Though Nouvel and Hines, developer of the newly christened Tour de Verre, made the most detailed presentation of their condo/hotel/MoMA gallery yet, the designs were not actually under review. Instead, the commission was asked to determine the worthiness of a transfer of air rights from two landmarks down the block: St. Patrick’s Church (275,000 square feet) and the University Club (136,000 square feet). It is up to the Commission, as per the Zoning Resolution, to determine whether the transfer and its resulting development “contribute to a preservation purpose” and “relate harmoniously to the subject landmark.”

The Hines team took a nuanced approach in their arguments for the transfer, suggesting it would move the development rights almost a block away from the two landmarks in question. This move would protect them from closer and therefore disharmonious developments, they explained. “The strategy here is to move the bulk into that higher density zone” along Sixth Avenue, said Michael Sillerman, Hines’ counsel. The idea is that at that remove, it would just be another Midtown skyscraper. “You’ll see a new building amidst a series of towers,” said Ward Dennis, the project’s preservation consultant. “Really, this is about an urban experience, not building side-by-side.”

Nouvel argued that the design itself, while not stylistically analogous to the landmarks, would still have little effect on them. “The impact is less strong because the building is very narrow,” he said. “I wish to enrich this neighborhood, to open the sky, and also to create a kind of signal you can read in the skyline of the city and you can say, ‘The MoMA is here.’”

Furthermore, to deny Nouvel would, as the architect put it, deny the city a wholly new building type, a departure from its boxes and cylinders. Then, following a series of renderings reinforcing the building’s slim profile, Nouvel concluded, “You understand we really can’t see a lot of the building. This vertical line, this élan is very important to convey this sense of lightness.”

Despite Nouvel’s poetic performance and the near-breathless reviews in the architectural press that preceded it, almost every speaker lashed out against it, bringing a litany of complaints. The most persistent, and perhaps obvious, concerned the building’s size—at 11,150 feet, it is taller than the Chrysler building—and scale.

The necessity and validity of the air-rights transfer also came into question. “These landmarks are already well taken care of,” said Veronica Conan, president of the West 54th-55th streets Block Association. Her group, which represents a block of anomalous residential buildings in the heart of Midtown (whose entire membership seemed to turn out for the hearing) contests the preservation schemes put forward by the well-funded parties involved in the plan.

The project was not without a few supporters, including David Childs—he called himself “a friend and admirer” of Nouvel—as well as MoMA heavies Glenn Lowry and Barry Bergdoll.
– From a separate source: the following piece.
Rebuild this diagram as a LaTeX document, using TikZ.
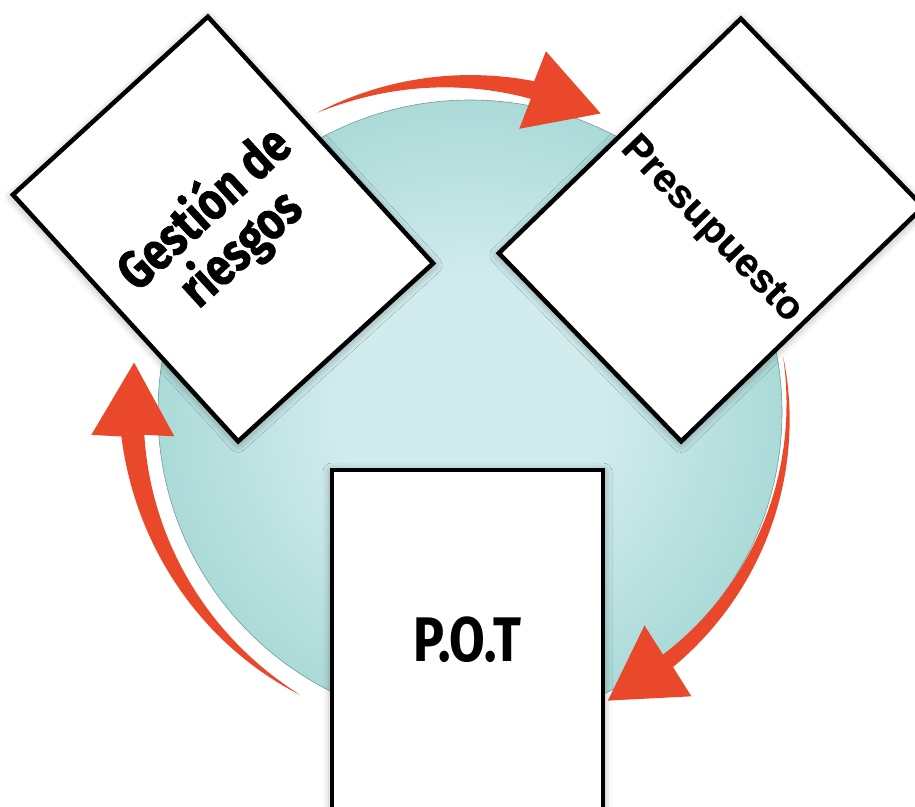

Perhaps Nouvel’s greatest promotion, however, came from a young, pony-tailed Pratt architecture student. The only speaker without notes, he delivered a blistering defense of the project, arguing that it will become an instant landmark.

Because the hearing ran past 7 p.m., a number of the commissioners had left, and, lacking a quorum, the project could not be discussed or cross-examined as usually happens at the end of a hearing. Commission chair Robert Tierney said it was a “terrific presentation” but would go no further. A commission spokesperson, Lisi de Bourbon, said it was unlikely the project would be publicly discussed until it came back for a vote on the transfer within the next few months. This leaves the opinions of the oft-enigmatic commission a big question mark.

Afterward, Nouvel said he was not surprised by the reaction. “I’m always a little bit sad of that,” he told AN. “Ninety-nine percent of the presentations are negative because they want nothing. Every project for them is a disagreement.” Asked what he would do if the commission sided with the community, Nouvel began to speak before a Hines representative tried to cut him off. “No, no, I can answer this,” the architect protested, waving the man away. “I can always change a project if I have a good reason. It could even get better.”